Младший сын, Воислав Мишич, 1902 года рождения, также принимал участие в сопротивлении нацистским захватчикам, но на стороне партизан Тито. Когда началась ПМВ, мальчику было 12 лет и отец отправил его в кадетский корпус в Россию. Там он стал свидетелем обеих революций, а затем присоединился к отцу в Салониках в июле 1918. Поскольку добраться до Балкан коротким путем было невозможно, то Воиславу пришлось проехать всю Сибирь и Дальний Восток. После возвращения на Родину отец отправил Воислава учиться в Итонский колледж в Лондоне, где юноша увлекся агрономией. Воислав не пошел по стопам отца и братьев и поступил на гражданскую службу. В 1928 он женился на Любице, дочери банкира из Панчево. Принципиальный, как и отец, Воислав не стал работать клерком в банке у тестя, а переехал, в Александрово (это Македония, рядом с Куманово, где за 15 лет до этого блестяще воевал его отец). Там Воислав работал по прямой специальности агрономом и несколько раз был избран председателем местной общины. Вероятно, увиденное в России повлияло на Воислава и он, в отличие от старших братьев, становится сторонником коммунистических идей. При этом, отношения с братьями у него остаются теплыми.
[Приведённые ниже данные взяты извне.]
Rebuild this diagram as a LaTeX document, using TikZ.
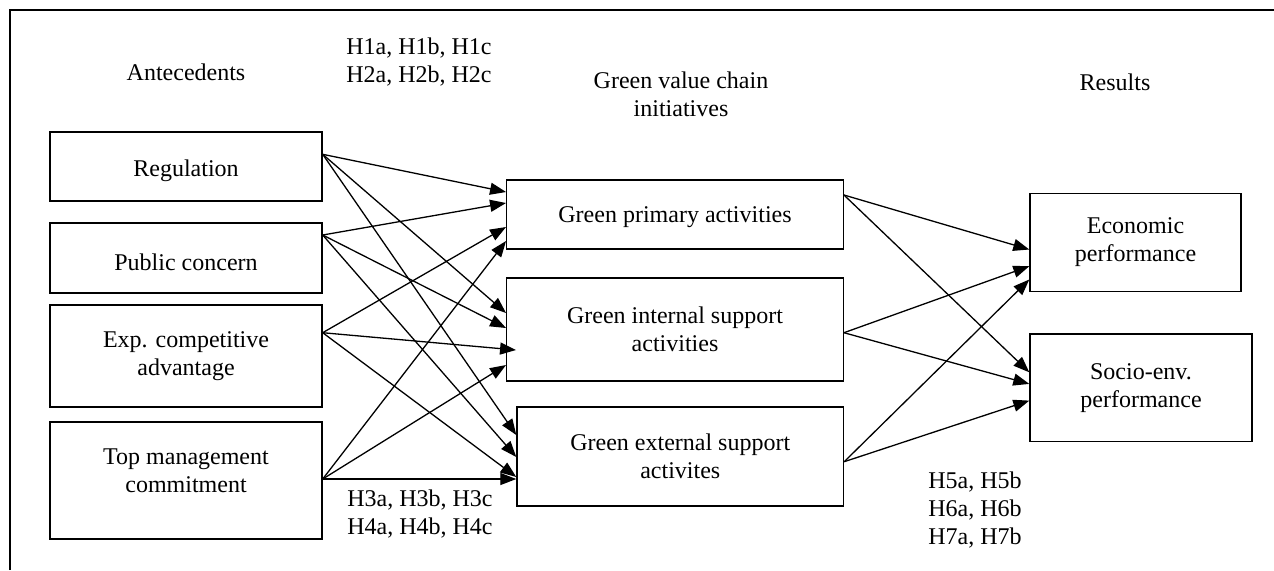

Он находился в семейном доме в Струганике, вместе с Александром, когда тот был схвачен нацистами. На тот момент Воислав – член компартии Югославии. Оставить коммунистов и вступить в ряды четников его уговаривали и брат, и сам Дража Михайлович – Воислав отказался. Воислав также попал в плен, но сумел бежать и позже был захвачен гестапо. От смерти его спасла Луиза, явившаяся к командующему немецкими войсками в Сербии генералу Паулю Бадеру с мемуарами немецкого фельдмаршала Макензена, который отмечал благородство и хорошее обращение с пленными немцами её мужа, Живоина Мишича. Бадер оценил и Воислава освободили. После освобождения младший Мишич вновь примкнул к партизанам, дослужился до капитана Народно-освободительной армии Югославии (НОАЮ), вернулся в Белград, где вновь начал работать по специальности (проектировал парки). В 1948 году, после знаменитого разрыва отношений между Югославией и СССР, Воислав, как возможный симпатизант СССР был арестован и отправлен в печально известный лагерь Голи-Оток (Голый Остров). Однако после 3.5 лет тюрьмы Воислав был официально освобожден, реабилитирован и восстановлен в партии. После освобождения работал по прямой специальности, а также преподавал на лесотехническом факультете Белградского университета. Скончался Воислав Мишич в 1974 году.

Про дочерей Живоина и Луизы известно очень мало и особенно интересных подробностей мне раскопать не удалось.

Заслуги Живоина Мишича перед своей страной переоценить невозможно, нет сомнений, что это самый выдающийся военачальник в истории Сербии и один из самых подготовленных и расчетливых командующих в новейшей военной истории. Его профессионализм и блистательные личные качества заслуживают огромнейшего уважения и восхищения. В дополнение к этому, глядя на судьбы его сыновей, можно сказать, что Живоин и Луиза сумели передать им свою стойкость и достоинство, воспитав адекватных и порядочных людей.